Nice Matin
15 octobre 1994 · Nicole Laffont
Trois comédiens superbes pour une fable qui ne convainc pas
Aujourd'hui, les héros sont tristes et le destin d'une écoeurante fadeur. La tragédie est d'un autre temps, le mélo du XX° s'apparente à une clownerie douteuse. On ne peut oublier le théâtre de l'absurde ou le courant panique. Nous sommes constitués par ces fables modernes qui mettent en scène l'homme dans sa déréliction, égaré dans un no man's land qui n'a de fin qu'au moment du trépas. On ne s'achemine pas vers une mort glorieuse comme au XVIIe, on glisse doucement dans la fange jusqu'à l'adieu.
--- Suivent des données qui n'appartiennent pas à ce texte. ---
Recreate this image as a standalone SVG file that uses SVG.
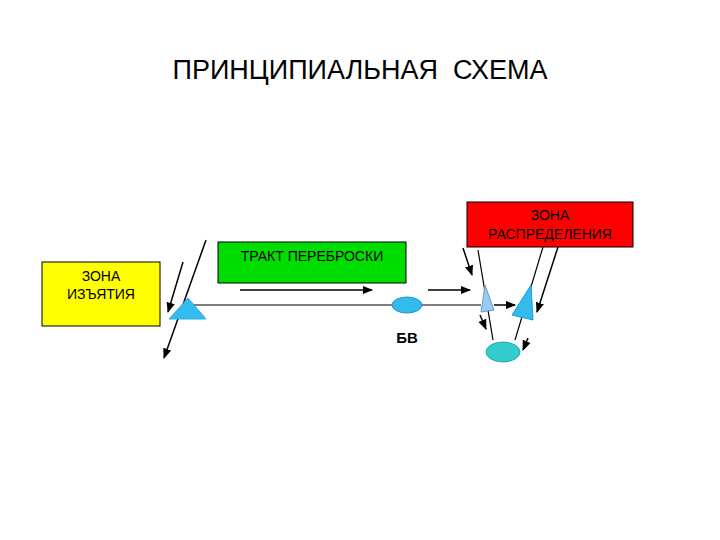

Seulement Beckett est unique et Arrabal inimitable. La quête du Graal prend mille facettes mais il n'y a qu'un Godot. D'où la difficulté d'entrer sans trébucher dans l'univers de Gregory Motton. Sa pièce, Reviens à toi (encore), à l'affiche du Théâtre de Nice, met en scène trois personnages en quête de rédemption. Ni par l'amour, ni par la haine, sentiments étrangement absents dans le malaise général.
Lui, un marginal paumé, rejeté par une société trop pragmatique, est magistralement incarné par Bruno Raffaelli qui, sur un fil, parvient à maintenir l'équilibre entre le doute et la folie. Elle, handicapée du corps ou de l'esprit selon les tableaux (il y en a quatorze, nombre qui évoque les stations du chemin de croix) se débat dans ses névroses et ses obsessions. La comédienne argentine Marilù Marini donne à cette "femme sombre" une densité latine. Ses cris, ses éclats, masquent une sensibilité à fleur de peau.
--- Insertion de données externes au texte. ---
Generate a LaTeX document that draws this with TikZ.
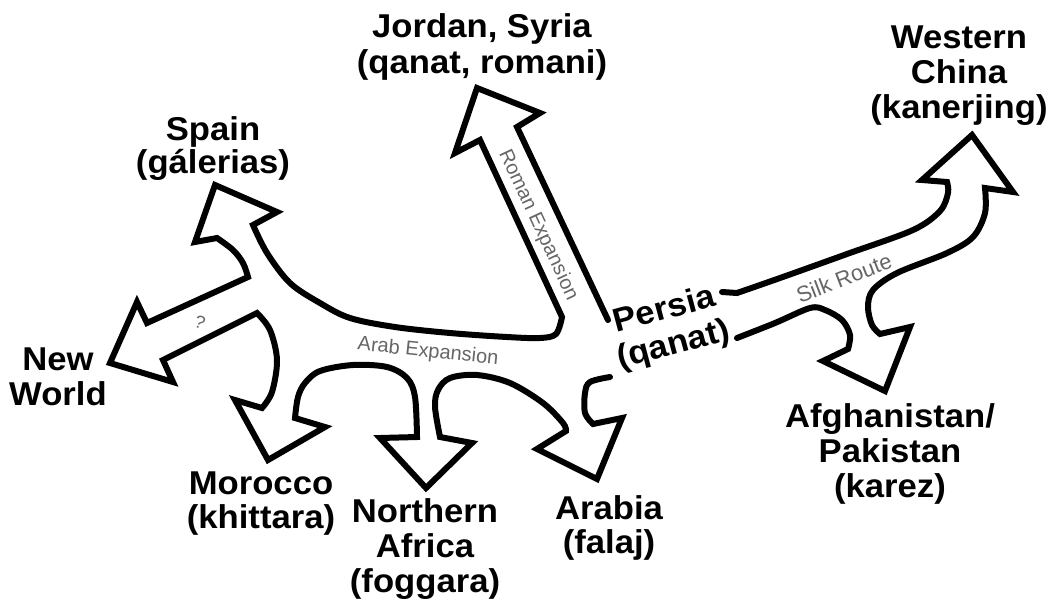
\documentclass[tikz,border=0pt]{standalone}
\usepackage{fontspec}
\setmainfont{Liberation Sans}[FakeStretch=1.05]
\newfontfamily\handfont{Liberation Sans}
\begin{document}
\begin{tikzpicture}[x=1pt,y=-1pt,
  outline/.style={line width=6pt, line join=miter, line cap=round},
  place/.style={font=\fontsize{33}{35}\selectfont\bfseries, align=center, inner sep=0pt, anchor=base},
  route/.style={font=\handfont\fontsize{20}{22}\selectfont, text=black!60, inner sep=0pt}]
\useasboundingbox[fill=white] (0,0) rectangle (1050,598);

% main western network (Roman, Spain, New World, Morocco, N. Africa, Arabia)
\draw[outline] (608,320) -- (517,127) -- (540,113) -- (477,88) -- (455,153) -- (480,140) -- (562,317)
  -- plot[smooth, tension=0.55] coordinates {(562,317) (556,334) (540,338) (507,337) (450,333) (395,327) (350,318) (320,303) (290,283) (267,253) (253,225)}
  -- (277,212) -- (215,185) -- (195,242) -- (217,238)
  -- plot[smooth, tension=0.55] coordinates {(217,238) (233,250) (243,263) (248,277)}
  -- (147,323) -- (137,302) -- (110,363) -- (173,382) -- (163,360) -- (257,313)
  -- plot[smooth, tension=0.55] coordinates {(257,313) (270,330) (277,360) (272,392) (262,408)}
  -- (235,400) -- (268,460) -- (325,427) -- (295,418)
  -- plot[smooth, tension=0.55] coordinates {(295,418) (298,397) (305,383) (320,371) (353,365) (387,367) (407,378) (415,397) (417,437)}
  -- (380,438) -- (426,488) -- (472,443) -- (440,437)
  -- plot[smooth, tension=0.55] coordinates {(440,437) (435,407) (438,390) (450,378) (477,375) (510,383) (543,403) (563,423) (566,431)}
  -- (537,449) -- (597,479) -- (622,418) -- (593,424)
  -- plot[smooth, tension=0.55] coordinates {(593,424) (585,413) (585,393) (590,382) (610,377)};

% Silk Route (Western China, Afghanistan/Pakistan)
\draw[outline] (722,292) -- (737,293)
  -- plot[smooth, tension=0.55] coordinates {(737,293) (780,278) (847,254) (913,230) (940,211) (948,193) (947,182)}
  -- (922,180) -- (972,135) -- (1013,192) -- (985,188)
  -- plot[smooth, tension=0.55] coordinates {(985,188) (985,213) (973,237) (947,253) (897,273) (873,290) (868,307) (872,325) (880,334)}
  -- (910,327) -- (885,391) -- (823,361) -- (848,349)
  -- plot[smooth, tension=0.55] coordinates {(848,349) (850,335) (842,320) (825,310) (810,308) (775,323) (737,338)};

% place labels (anchor = baseline of the last line)
\node[place] (jordan) at (482,73) {Jordan, Syria\\[1pt](qanat, romani)};
\node[place] (spain) at (213,173) {Spain\\[-2pt](gálerias)};
\node[place] (china) at (959,118) {Western\\China\\(kanerjing)};
\node[place] (newworld) at (58,405) {New\\World};
\node[place] (morocco) at (261,528) {Morocco\\[-1pt](khittara)};
\node[place] (nafrica) at (425,592) {Northern\\Africa\\(foggara)};
\node[place] (arabia) at (609,553) {Arabia\\[-1pt](falaj)};
\node[place] (afghan) at (890,497) {Afghanistan/\\Pakistan\\(karez)};
\node[place, rotate=15] (persia) at (676,354) {Persia\\[1pt](qanat)};

% route labels
\node[route, rotate=-65] (roman) at (538,225) {Roman Expansion};
\node[route, rotate=-6] (arab) at (428,352) {Arab Expansion};
\node[route, rotate=21, font=\handfont\fontsize{22}{24}\selectfont] (silk) at (844,278) {Silk Route};
\node[route, rotate=-20, font=\handfont\fontsize{18}{20}\selectfont] (q) at (200,322) {?};
\end{tikzpicture}
\end{document}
Quant à la petite fille qui n'arrête pas de saigner comme son coeur pleure, elle essaie en vain de trouver sa place et quelque brin d'amour dans ce huis-clos. Alice Varenne lui donne une dimension tragi-comique.
Car l'humour est présent dans ce spectacle plutôt gris, couleur de notre modernité. Quelques notes fredonnées de La vie en rose et la musique répétitive de la cornemuse (jouée par Patrick Molard) ponctuent un texte finalement assez ambigu car passé et futur se mêlent sans qu'il y ait possibilité de s'y retrouver au présent.
Le metteur en scène, Eric Vigner, se réfère volontiers à Vitez: "La tragédie n'est pas un dialogue, mais un récit à un public idéal: le coeur."